Should zero-duration spans be considered good/reasonable practice?

lmolkova commented 2 months ago

Zero-duration spans are used by messaging semantic conventions when publishing messages in batches https://github.com/open-telemetry/semantic-conventions/issues/1187

Messages need to have unique context to be traceable individually and the only way to achieve it today is by creating a span for each message and injecting corresponding context into the message.

There could be other cases like local/fire-and-forget/no-ack cases where context-propagation is necessary:

in-memory queues where each work item should have a unique context
gRPC streaming where individual messages need to have trace-context propagated
general-purpose eventing (e.g. Akka)

Based on discussion with @tedsuo, zero-duration spans are controversial.

I'd like to discuss alternatives and/or settle on the zero-duration spans as legit solution.

What do we need to capture for a message/event/work-item:

timestamp
unique context (span-id)
parent context
name (for visualization/identification purposes)
attributes (in some cases)

Alternatives to zero-duration-span:

Event
- ❌ does not have unique context
- span events are (hopefully) going away, logs are not part of tracing signal
Pure span-context + link (from publish, as discussed in https://github.com/open-telemetry/semantic-conventions/issues/1187 )
- ❌ does not have means to capture parent context (e.g. incoming request)
- needs publish span, which is not there for in-memory/streaming operations
- minor: links would need to have name and timestamp
Something new:
- part of tracing (exported as (or along with) a span)
- has all properties outlined above
- does not have duration/status

lmolkova commented 2 months ago

Effectively, the only alternative to zero-duration spans that I can come up with is a new 'thing' (Option 3) that's part of tracing and is very similar to span, but does not have a duration or status.

Note: The boundary between fully-local and network operation is still blurry - e.g. sending gRPC stream message or making UDP call still involves network, just no ack. The duration could be nano or micro-seconds and operation may still fail if connection is lost.

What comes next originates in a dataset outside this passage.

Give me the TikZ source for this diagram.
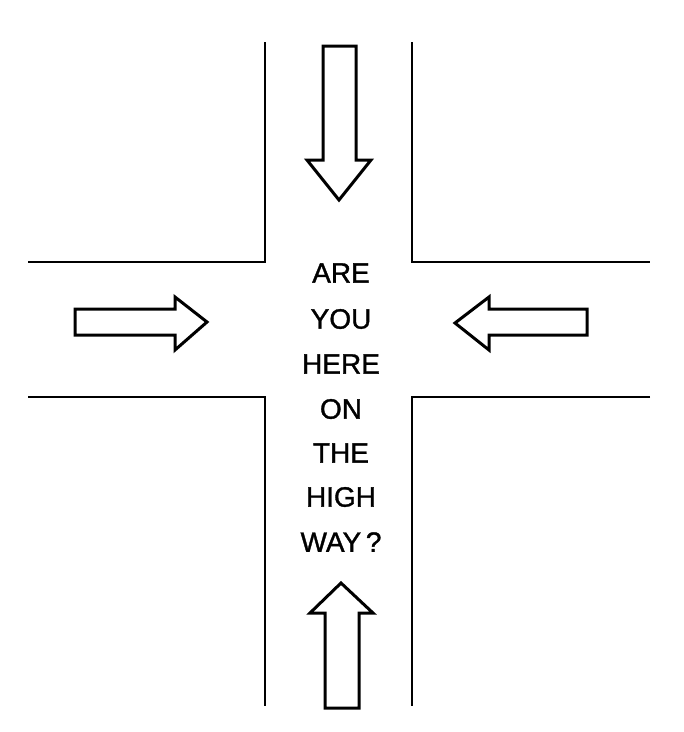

So my preference would be to stick to spans as a general-purpose solution for this problem.

jack-berg commented 2 months ago

I think calling the spans representing "Msg 1" and "Msg 2" zero-duration is underselling what's happening with them. These spans represent queueing a message to a local buffer for publishing. This action is probably approaching zero-duration, but is not actually zero. Therefore, I'd say that any disagreement on the basis of zero-duration is invalid because these actions do in fact have a duration.

The alternatives add additional complexity to the data model and do not appear to meaningfully improve the modeling of these types of scenarios.

I'm in favor of using spans to solve this problem.

pyohannes commented 2 months ago

This action is probably approaching zero-duration, but is not actually zero. Therefore, I'd say that any disagreement on the basis of zero-duration is invalid because these actions do in fact have a duration.

@jack-berg is right that the spans won't actually have a zero duration, but in many cases a very short duration. Maybe the discussion should be re-framed and not be about zero duration, but about a useful duration?

In many cases in question, the (nano-seconds) duration of such spans will not be of interest, and the only reason the spans are created is to obtain a distinct context. The span is more or less a side-effect. The question should be whether we're fine with that or not.

lmolkova commented 2 months ago

Adding more point raised in the spec discussion on 7/2:

we want something that can have children - this indicates it should be a span
we want it to be visualized similarly to spans
there were no objections proceeding with such spans in messaging semconv from the spec community

/cc @tedsuo in case you want to add any additional feedback on this

lmolkova commented 1 month ago

let's continue the discussion then.

SIGs regularly propose ideas that violate core design principles of OpenTelemetry

Since there was a consensus during the call and within messaging SIG, I feel we have different understanding of the principles.

Regardless of the above:

messaging SIG decided to give flexibility to create per-message spans for batch publish.
the alternative (create events with context) would have the same overhead.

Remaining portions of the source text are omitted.